L’abscons propice à la réflexion
Ce conte dessiné donne donc, si ce n’est une interprétation, au moins une autre dimension aux œuvres de Dali. Pour cause : l’obligation de déchiffrer les textes de Joann Sfar pousse à regarder différemment et plus longuement les peintures abstraites dont ils font mention. On voyage ainsi dans son monde baroque et faussement grotesque, sur lequel vient se greffer l’univers tout aussi songeur et interrogateur de Sfar. Ou quand le lunaire permet d’avoir des réflexions très terre-à-terre sur la spiritualité ou les exactions de notre temps.

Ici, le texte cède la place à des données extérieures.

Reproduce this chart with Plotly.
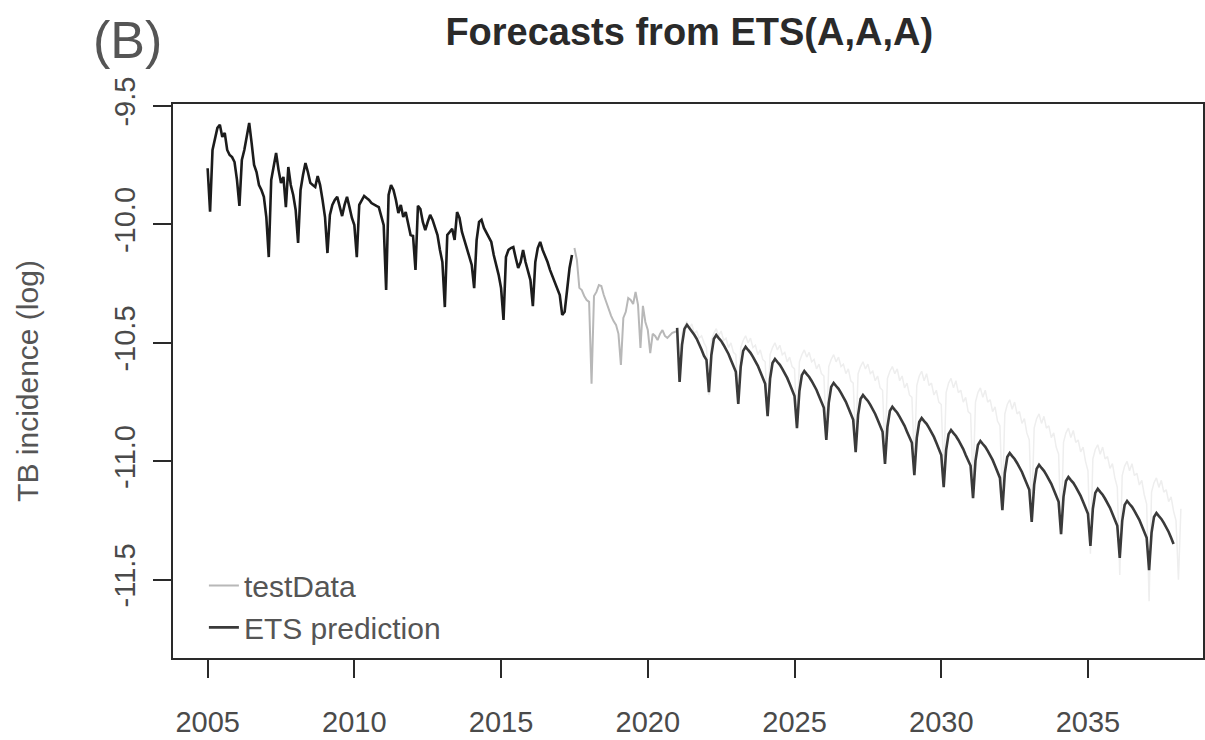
import numpy as np
import plotly.graph_objects as go

# ---------------- data ----------------
# observed series (black), monthly from Jan 2005 to Jun 2017
hist_start = (2005, 1)
hist_values = [
    -9.763, -9.946, -9.686, -9.644, -9.593, -9.580, -9.631, -9.614, -9.686, -9.707, -9.716, -9.737,   # 2005
    -9.812, -9.922, -9.728, -9.686, -9.622, -9.572, -9.657, -9.749, -9.779, -9.834, -9.855, -9.884,   # 2006
    -9.969, -10.138, -9.813, -9.749, -9.699, -9.770, -9.825, -9.800, -9.927, -9.758, -9.834, -9.876,  # 2007
    -9.939, -10.078, -9.855, -9.792, -9.741, -9.779, -9.825, -9.834, -9.842, -9.796, -9.834, -9.897,  # 2008
    -9.969, -10.121, -9.960, -9.918, -9.897, -9.884, -9.927, -9.965, -9.918, -9.884, -9.927, -9.973,  # 2009
    -10.003, -10.138, -9.918, -9.897, -9.880, -9.889, -9.897, -9.910, -9.918, -9.922, -9.927, -9.960, # 2010
    -10.003, -10.277, -9.876, -9.834, -9.855, -9.897, -9.952, -9.918, -9.969, -9.948, -10.003, -10.045, # 2011
    -10.049, -10.192, -9.922, -9.935, -9.990, -10.024, -9.990, -9.960, -9.981, -10.011, -10.045, -10.108, # 2012
    -10.159, -10.349, -10.045, -10.032, -10.019, -10.066, -9.948, -9.973, -10.032, -10.066, -10.100, -10.142, # 2013
    -10.171, -10.269, -10.066, -9.990, -9.981, -10.015, -10.036, -10.053, -10.074, -10.129, -10.171, -10.213, # 2014
    -10.269, -10.403, -10.138, -10.108, -10.100, -10.096, -10.142, -10.184, -10.159, -10.108, -10.159, -10.201, # 2015
    -10.235, -10.345, -10.159, -10.100, -10.074, -10.108, -10.133, -10.159, -10.192, -10.218, -10.247, -10.277, # 2016
    -10.298, -10.382, -10.369, -10.277, -10.184, -10.129,                                                     # 2017
]

# testData (grey), monthly from Jul 2017 to Jan 2021
test_start = (2017, 7)
test_values = [
    -10.100, -10.150, -10.268, -10.277, -10.302, -10.319,                                                     # 2017 H2
    -10.327, -10.673, -10.302, -10.285, -10.256, -10.260, -10.298, -10.327, -10.361, -10.386, -10.408, -10.424, # 2018
    -10.462, -10.593, -10.395, -10.369, -10.311, -10.319, -10.336, -10.285, -10.340, -10.522, -10.344, -10.412, # 2019
    -10.446, -10.543, -10.462, -10.471, -10.488, -10.462, -10.446, -10.471, -10.479, -10.467, -10.458, -10.454, # 2020
    -10.450,                                                                                                  # 2021 Jan
]

# faint continuation of testData behind the forecast, monthly from Jan 2021 to Mar 2038
faint_start = (2021, 1)
faint_values = [
    -10.47, -10.62, -10.46, -10.43, -10.41, -10.44, -10.42, -10.46, -10.45, -10.48, -10.47, -10.50,  # 2021
    -10.52, -10.72, -10.49, -10.46, -10.44, -10.47, -10.45, -10.49, -10.48, -10.52, -10.50, -10.54,  # 2022
    -10.55, -10.76, -10.52, -10.49, -10.47, -10.50, -10.48, -10.52, -10.51, -10.55, -10.53, -10.57,  # 2023
    -10.58, -10.80, -10.55, -10.52, -10.50, -10.53, -10.51, -10.55, -10.54, -10.58, -10.56, -10.60,  # 2024
    -10.61, -10.84, -10.58, -10.55, -10.53, -10.56, -10.54, -10.58, -10.57, -10.61, -10.59, -10.63,  # 2025
    -10.64, -10.88, -10.60, -10.57, -10.55, -10.58, -10.56, -10.60, -10.59, -10.63, -10.61, -10.66,  # 2026
    -10.67, -10.92, -10.63, -10.60, -10.58, -10.61, -10.59, -10.63, -10.62, -10.66, -10.64, -10.69,  # 2027
    -10.70, -10.96, -10.65, -10.62, -10.60, -10.63, -10.61, -10.66, -10.64, -10.69, -10.67, -10.72,  # 2028
    -10.73, -11.00, -10.68, -10.64, -10.62, -10.66, -10.63, -10.68, -10.67, -10.72, -10.70, -10.75,  # 2029
    -10.76, -11.05, -10.71, -10.67, -10.65, -10.69, -10.66, -10.71, -10.70, -10.75, -10.73, -10.79,  # 2030
    -10.80, -11.10, -10.75, -10.71, -10.69, -10.73, -10.70, -10.75, -10.74, -10.79, -10.77, -10.83,  # 2031
    -10.85, -11.16, -10.80, -10.76, -10.74, -10.78, -10.75, -10.80, -10.79, -10.84, -10.82, -10.88,  # 2032
    -10.91, -11.23, -10.86, -10.82, -10.80, -10.84, -10.81, -10.86, -10.85, -10.90, -10.88, -10.94,  # 2033
    -10.97, -11.31, -10.92, -10.88, -10.86, -10.90, -10.87, -10.92, -10.91, -10.96, -10.94, -11.00,  # 2034
    -11.04, -11.39, -10.99, -10.95, -10.93, -10.97, -10.94, -10.99, -10.98, -11.03, -11.01, -11.07,  # 2035
    -11.11, -11.48, -11.06, -11.02, -11.00, -11.04, -11.01, -11.06, -11.05, -11.10, -11.08, -11.14,  # 2036
    -11.18, -11.59, -11.13, -11.09, -11.07, -11.11, -11.08, -11.13, -11.12, -11.17, -11.15, -11.21,  # 2037
    -11.25, -11.50, -11.20,                                                                          # 2038
]

# ETS(A,A,A) point forecast (dark), monthly from Jan 2021 to Dec 2037
fc_start = (2021, 1)
fc_values = [
    -10.437, -10.665, -10.508, -10.441, -10.424, -10.437, -10.449, -10.466, -10.483, -10.504, -10.529, -10.555,  # 2021
    -10.572, -10.708, -10.551, -10.484, -10.467, -10.480, -10.492, -10.509, -10.526, -10.547, -10.572, -10.598,  # 2022
    -10.622, -10.758, -10.601, -10.534, -10.517, -10.530, -10.542, -10.559, -10.576, -10.597, -10.622, -10.648,  # 2023
    -10.673, -10.809, -10.652, -10.585, -10.568, -10.581, -10.593, -10.610, -10.627, -10.648, -10.673, -10.699,  # 2024
    -10.724, -10.860, -10.703, -10.636, -10.619, -10.632, -10.644, -10.661, -10.678, -10.699, -10.724, -10.750,  # 2025
    -10.774, -10.910, -10.753, -10.686, -10.669, -10.682, -10.694, -10.711, -10.728, -10.749, -10.774, -10.800,  # 2026
    -10.825, -10.961, -10.804, -10.737, -10.720, -10.733, -10.745, -10.762, -10.779, -10.800, -10.825, -10.851,  # 2027
    -10.875, -11.011, -10.854, -10.787, -10.770, -10.783, -10.795, -10.812, -10.829, -10.850, -10.875, -10.901,  # 2028
    -10.922, -11.058, -10.901, -10.834, -10.817, -10.830, -10.842, -10.859, -10.876, -10.897, -10.922, -10.948,  # 2029
    -10.973, -11.109, -10.952, -10.885, -10.868, -10.881, -10.893, -10.910, -10.927, -10.948, -10.973, -10.999,  # 2030
    -11.019, -11.155, -10.998, -10.931, -10.914, -10.927, -10.939, -10.956, -10.973, -10.994, -11.019, -11.045,  # 2031
    -11.070, -11.206, -11.049, -10.982, -10.965, -10.978, -10.990, -11.007, -11.024, -11.045, -11.070, -11.096,  # 2032
    -11.120, -11.256, -11.099, -11.032, -11.015, -11.028, -11.040, -11.057, -11.074, -11.095, -11.120, -11.146,  # 2033
    -11.171, -11.307, -11.150, -11.083, -11.066, -11.079, -11.091, -11.108, -11.125, -11.146, -11.171, -11.197,  # 2034
    -11.221, -11.357, -11.200, -11.133, -11.116, -11.129, -11.141, -11.158, -11.175, -11.196, -11.221, -11.247,  # 2035
    -11.272, -11.408, -11.251, -11.184, -11.167, -11.180, -11.192, -11.209, -11.226, -11.247, -11.272, -11.298,  # 2036
    -11.323, -11.459, -11.302, -11.235, -11.218, -11.231, -11.243, -11.260, -11.277, -11.298, -11.323, -11.349,  # 2037
]

x_tick_vals = [2005, 2010, 2015, 2020, 2025, 2030, 2035]
x_tick_text = ["2005", "2010", "2015", "2020", "2025", "2030", "2035"]
y_tick_vals = [-9.5, -10.0, -10.5, -11.0, -11.5]
y_tick_text = ["-9.5", "-10.0", "-10.5", "-11.0", "-11.5"]


def ts_time(start, n):
    """R-style ts time index: year + (month-1)/12."""
    y, m = start
    return y + (m - 1) / 12 + np.arange(n) / 12


FONT = "Liberation Sans, Arial, sans-serif"

fig = go.Figure()

fig.add_trace(go.Scatter(
    x=ts_time(faint_start, len(faint_values)), y=faint_values,
    mode="lines", line=dict(color="#eeeeee", width=1.5),
    showlegend=False, hoverinfo="skip"))

fig.add_trace(go.Scatter(
    x=ts_time(hist_start, len(hist_values)), y=hist_values,
    mode="lines", line=dict(color="#1c1c1c", width=2.6),
    showlegend=False, name="observed"))

fig.add_trace(go.Scatter(
    x=ts_time(test_start, len(test_values)), y=test_values,
    mode="lines", line=dict(color="#b8b8b8", width=2.0),
    name="testData", legendgroup="a"))

fig.add_trace(go.Scatter(
    x=ts_time(fc_start, len(fc_values)), y=fc_values,
    mode="lines", line=dict(color="#3a3a3a", width=2.6),
    name="ETS prediction", legendgroup="b"))

axis_common = dict(
    showline=True, mirror=True, linecolor="#2a2a2a", linewidth=2,
    showgrid=False, zeroline=False,
    ticks="outside", ticklen=18, tickwidth=2, tickcolor="#2a2a2a",
    tickfont=dict(family=FONT, size=29, color="#4a4a4a"),
)

fig.update_xaxes(
    range=[2003.82, 2038.92], tickmode="array",
    tickvals=x_tick_vals, ticktext=x_tick_text,
    ticklabelstandoff=19, **axis_common)

fig.update_yaxes(
    range=[-11.83, -9.492], tickmode="array",
    tickvals=y_tick_vals, ticktext=y_tick_text, tickangle=-90,
    ticklabelstandoff=6,
    title=dict(text="TB incidence (log)", font=dict(family=FONT, size=30, color="#555555"),
               standoff=62),
    **axis_common)

fig.update_layout(
    width=1205, height=740,
    margin=dict(l=173, r=2, t=104, b=82, autoexpand=False),
    paper_bgcolor="white", plot_bgcolor="white",
    title=dict(text="<b>Forecasts from ETS(A,A,A)</b>", x=0.572, xanchor="center",
               y=0.957, yanchor="middle",
               font=dict(family=FONT, size=38, color="#2a2a2a")),
    legend=dict(x=0.03, y=0.178, xanchor="left", yanchor="top",
                bgcolor="rgba(0,0,0,0)", borderwidth=0,
                font=dict(family=FONT, size=30, color="#555555"),
                traceorder="grouped", tracegroupgap=0),
    annotations=[dict(text="(B)", xref="paper", yref="paper",
                      x=(127 - 173) / 1030, y=1 + (104 - 40) / 554,
                      xanchor="center", yanchor="middle", showarrow=False,
                      font=dict(family=FONT, size=52, color="#555555"))],
)

fig.write_html("out.html")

D’ailleurs, les divers degrés de lecture de cette exposition-tandem, un brin extravagante, la rendent accessible à tous les publics. Pas besoin d’avoir 150 de QI pour cerner la plupart de ces subtilités : même les plus petits sont conviés à y aiguiser leur fibre artistique. Car la nudité esquissée par Sfar n’a rien d’obscène et les silhouettes des quatre « ingé-nues » totalement dénuées d’érotisme. Sauf lorsque, enfin, les demoiselles se rhabillent : un amusant paradoxe, témoignage d’un formidable cynisme partagé par les deux artistes.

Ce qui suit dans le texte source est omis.